Berdasarkan nilai interverensi zona hambatan pada berbagai konsentrasi
ternyata mikroba-mikroba (Staphylococcus aerus, E.coli) tersebut resisten
terhadap temu kunci.
Bakteri yang telah diisolasi dapat diuji resistensinya terhadap
beberapa antibiotik, karena bakteri pada lingkungan alaminya
menunjukkan resistensi terhadap beberapa antibiotik.
BAB V
Kesimpulan dan Saran
5.1 Kesimpulan
Uji bioaktivitas bahan ekstrak terhadap mikroba dapat kita gunakan
untuk mengetahui resistensi terhadap beberapa antibiotik, karena bakteri
pada lingkungan alaminya menunjukkan resistensi terhadap beberapa
antibiotik. Maka berdasarkan hasil praktikum uji bioaktivitas bahan ekstrak
terhadap mikroba-mikroba (Staphylococcus aerus, E.coli) yang di uji
adalah resisten terhadap zat yang diekstrak dari temu kunci.
5.2 Saran
Selama praktikum berlangsung praktikan harus menjaga keadaan
tetap aseptis dari bakteri nontarget agar dapat diketahui hasil yang
sesungguhnya. Karena itu, harus selama proses praktikum dilakukan di
dekat api hangat.
DAFTAR PUSTAKA
Anonim.2009.http://fbaugm.wordpress.com/2008/08/.diakses 21 juni 2009
Anonim.2009.http://ph-ebe99.blog.friendster.com/.diakses 21 juni 2009
Anonim.2009.http://rudyct.com/PPS702-ipb/01101/DIANA_W.htm.diakses
21 juni 2009
Cordell, G.A. 1995.Changing strategies in natural product chemistry.
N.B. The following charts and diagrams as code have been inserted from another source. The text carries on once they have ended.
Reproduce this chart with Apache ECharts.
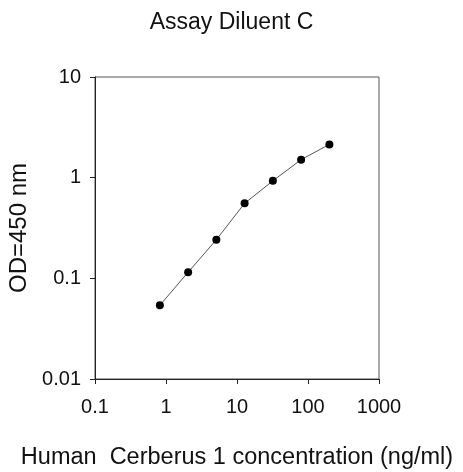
<!DOCTYPE html>
<html>
<head>
<meta charset="utf-8">
<script src="https://cdn.jsdelivr.net/npm/echarts@6/dist/echarts.min.js"></script>
<style>
  html, body { margin: 0; padding: 0; background: #fff; }
  #chart { width: 463px; height: 472px; }
</style>
</head>
<body>
<div id="chart"></div>
<script>
// standard curve points (concentration ng/ml, OD 450 nm)
const concentrations = [0.82, 2.05, 5.12, 12.8, 32, 80, 200];
const odValues = [0.054, 0.115, 0.242, 0.556, 0.93, 1.51, 2.14];
const xTickLabels = ['0.1', '1', '10', '100', '1000'];
const yTickLabels = ['0.01', '0.1', '1', '10'];

const font = '"Liberation Sans", Arial, sans-serif';

function pickLabel(labels, v) {
  // log axis gives floats like 0.09999, match to nearest label
  let best = '';
  let bestDiff = Infinity;
  labels.forEach(l => {
    const d = Math.abs(Math.log10(parseFloat(l)) - Math.log10(v));
    if (d < bestDiff) { bestDiff = d; best = l; }
  });
  return bestDiff < 0.01 ? best : '';
}

const chart = echarts.init(document.getElementById('chart'));

const option = {
  backgroundColor: '#fff',
  animation: false,
  title: {
    text: 'Assay Diluent C',
    left: 'center',
    top: 6,
    textStyle: { fontFamily: font, fontSize: 23, fontWeight: 'normal', color: '#111' }
  },
  grid: {
    left: 95,
    top: 77,
    width: 284,
    height: 302,
    outerBoundsMode: 'none', // keep the plot box fixed, names sit outside
    show: true,
    borderColor: '#555',
    borderWidth: 1,
    backgroundColor: 'transparent'
  },
  xAxis: {
    type: 'log',
    logBase: 10,
    min: 0.1,
    max: 1000,
    name: 'Human  Cerberus 1 concentration (ng/ml)',
    nameLocation: 'middle',
    nameGap: 67,
    nameTextStyle: { fontFamily: font, fontSize: 23.5, color: '#111' },
    axisLine: { lineStyle: { color: '#222', width: 1 } },
    axisTick: { show: true, length: 5, inside: false, lineStyle: { color: '#222' } },
    minorTick: { show: false },
    splitLine: { show: false },
    axisLabel: {
      margin: 18,
      fontFamily: font,
      fontSize: 20,
      color: '#111',
      formatter: v => pickLabel(xTickLabels, v)
    }
  },
  yAxis: {
    type: 'log',
    logBase: 10,
    min: 0.01,
    max: 10,
    name: 'OD=450 nm',
    nameLocation: 'middle',
    nameGap: 64,
    nameTextStyle: { fontFamily: font, fontSize: 24, color: '#111' },
    axisLine: { lineStyle: { color: '#222', width: 1 } },
    axisTick: { show: true, length: 5, lineStyle: { color: '#222' } },
    minorTick: { show: false },
    splitLine: { show: false },
    axisLabel: {
      margin: 14,
      fontFamily: font,
      fontSize: 20,
      color: '#111',
      formatter: v => pickLabel(yTickLabels, v)
    }
  },
  series: [
    {
      type: 'line',
      data: concentrations.map((c, i) => [c, odValues[i]]),
      symbol: 'circle',
      symbolSize: 8,
      itemStyle: { color: '#000' },
      lineStyle: { color: '#555', width: 1 }
    }
  ]
};

chart.setOption(option);
</script>
</body>
</html>
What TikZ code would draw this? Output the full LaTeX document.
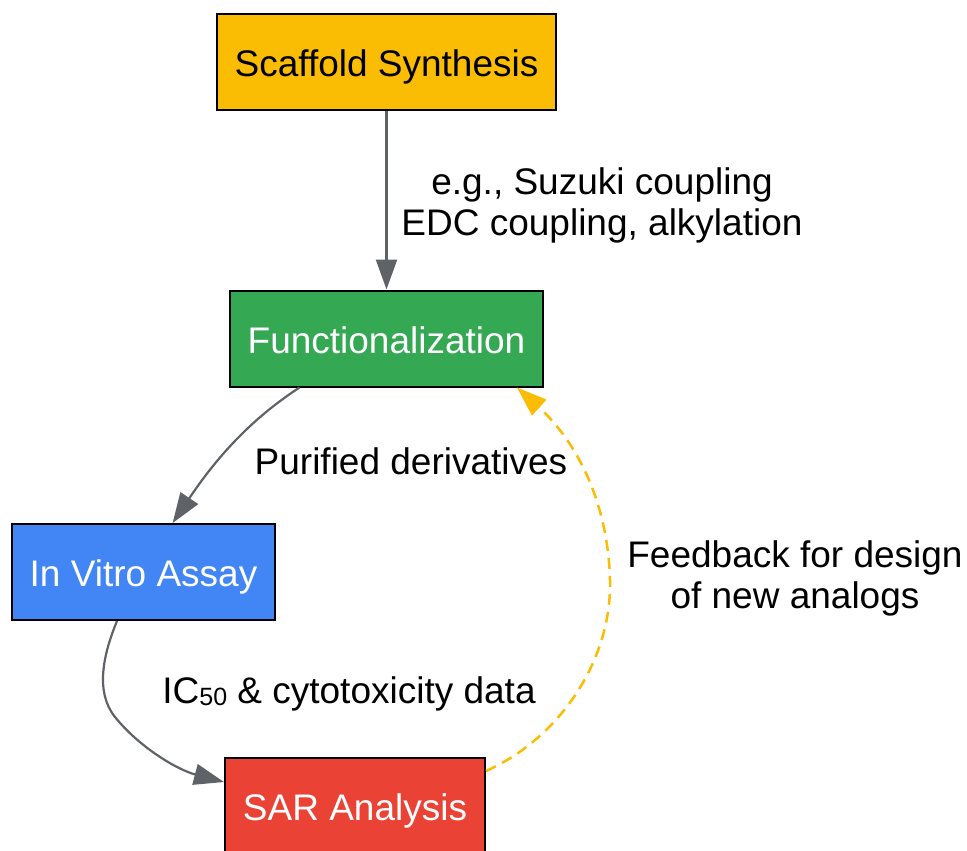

Phytochemistry 40:1585-1612.
Fabrican, D.S and Farsworth, N.R. 2001. The value of plants used in
traditional medicine for drug discovery. Enviromental Health
Prespectives 109:69-75.
Hamburger, M. and Hostettmann, K. 1991. Bioactivity in plants: the link
between Phythochemistry and Medicine. Phytochemistry 30: 364-
3874
Philipson, J.D. 2001.Phytochemistry and medicinal plants.Phytochemistry,
56:237-243
Pimm, S. L., Russell, G. J., Gittleman, J. L. and Brooks, T.M. 1995. The
future of biodiversity. Science 269:347-350.
Rates, S. M. K. 2001. Plants as source of drugs. Toxicon 39:603-613.